Guilty Verdicts For 5 Former Bernard Madoff Employees
NEW YORK (CBSNewyork/AP) -- Five former employees of imprisoned financier Bernard Madoff have been convicted of conspiracy for helping him carry out his massive Ponzi scheme.
The verdicts came Monday in a Manhattan trial that lasted nearly six months and featured more than 40 witnesses. The federal court trial was the first to result from the multi-decade fraud that landed Madoff in prison for 150 years.
The jury deliberated for nearly a week before coming back with across-the-board guilty verdicts, WCBS 80's Irene Cornell reported.
The defendants are all former employees of Madoff's securities firm. They were accused of enriching themselves while telling an elaborate web of lies for decades. The fraud cheated investors of billions of dollars and duped government regulators.
Guilty Verdicts For 5 Former Madoff Employees
Those on trial were computer programmers George Perez and Jerome O'Hara; Annette Bongiorno, Madoff's longtime secretary; Daniel Bonventre, his director of operations for investments and JoAnn Crupi, an account manager.
Lawyers for the ex-employees had argued their clients, much like the investors, were duped by Madoff.
Bongiorno and Bonventre testified that they were victims, but a prosecutor successfully convinced the jury that they were "necessary players" in Madoff's scheme.
In addition to aiding Madoff, they reportedly also got tens of millions of dollars in a salary and bonuses, CBS 2's Marcia Kramer reported.
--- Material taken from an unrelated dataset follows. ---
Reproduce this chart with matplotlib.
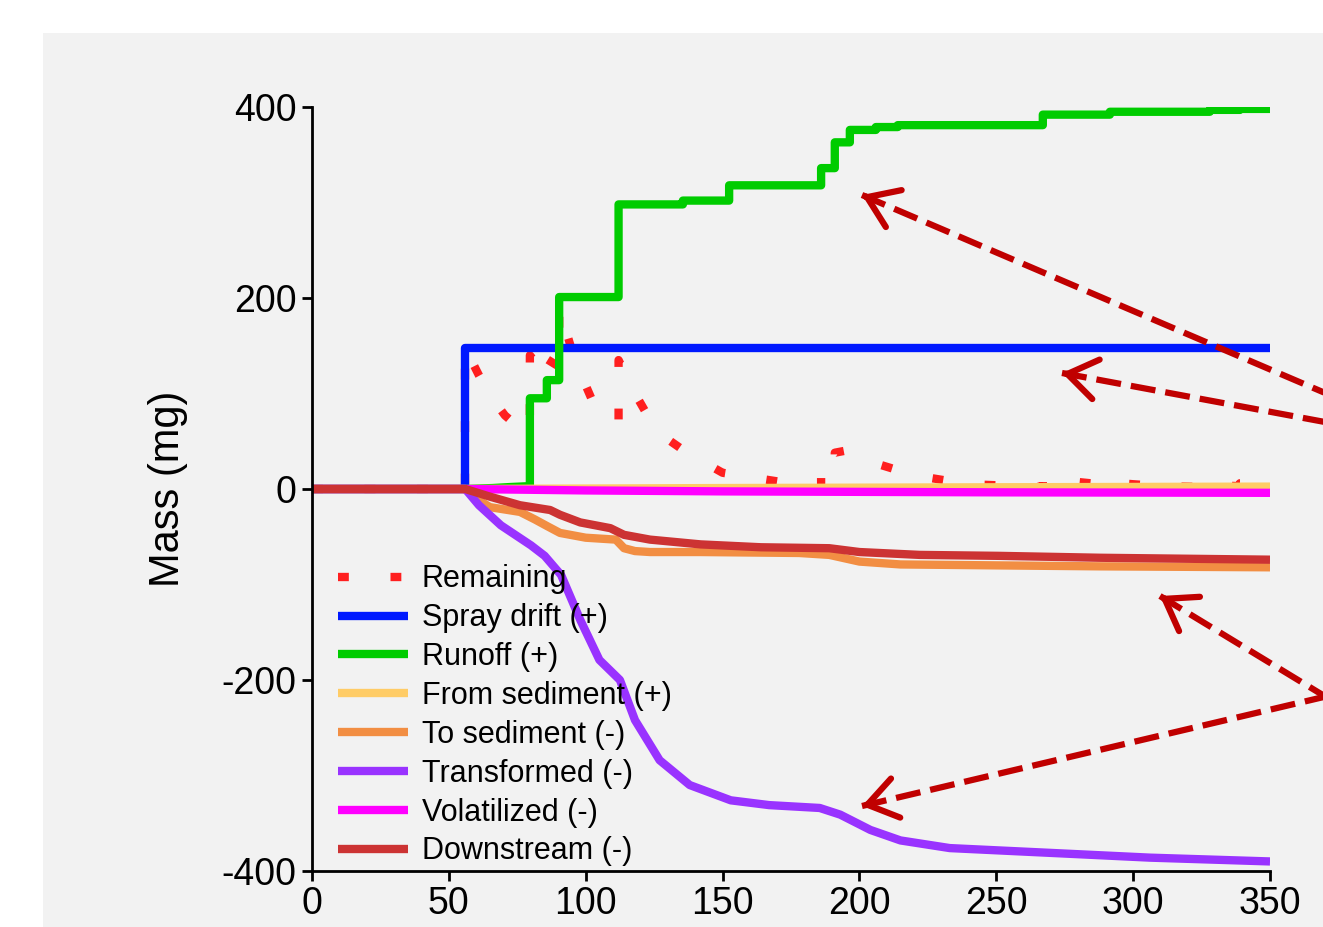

"As the jury unanimously found, these five defendants played crucial roles in constructing and maintaining the house of cards that was the Madoff investment fraud," Manhattan U.S. Attorney Preet Bharara said in a statement. "These convictions, along with the prior guilty pleas of nine other defendants, demonstrate what we have believed from the earliest stages of the investigation: this largest-ever Ponzi scheme could not have been the work of one person. The trial established that the Madoff fraud began at least as far back as the early 1970s, decades before it came to light. These defendants each played an important role in carrying out the charade, propping it up, and concealing it from regulators, auditors, taxing authorities, lenders, and investors. The scheme these defendants helped perpetrate cost innumerable investors their life savings. Now it likely will cost the defendants their freedom."
The five now face maximum jail sentences of 58 to 200 years. Nine other Madoff associates have already pleaded guilty, Kramer reported.
The centerpiece of the prosecution's case was Frank DiPascali, Madoff's former finance chief, and five other insiders who pleaded guilty and agreed to cooperate.
The massive fraud was revealed in December 2008 when Madoff ran out of money and was arrested.
He pleaded guilty to bilking investors of $20 billion and remains imprisoned in North Carolina.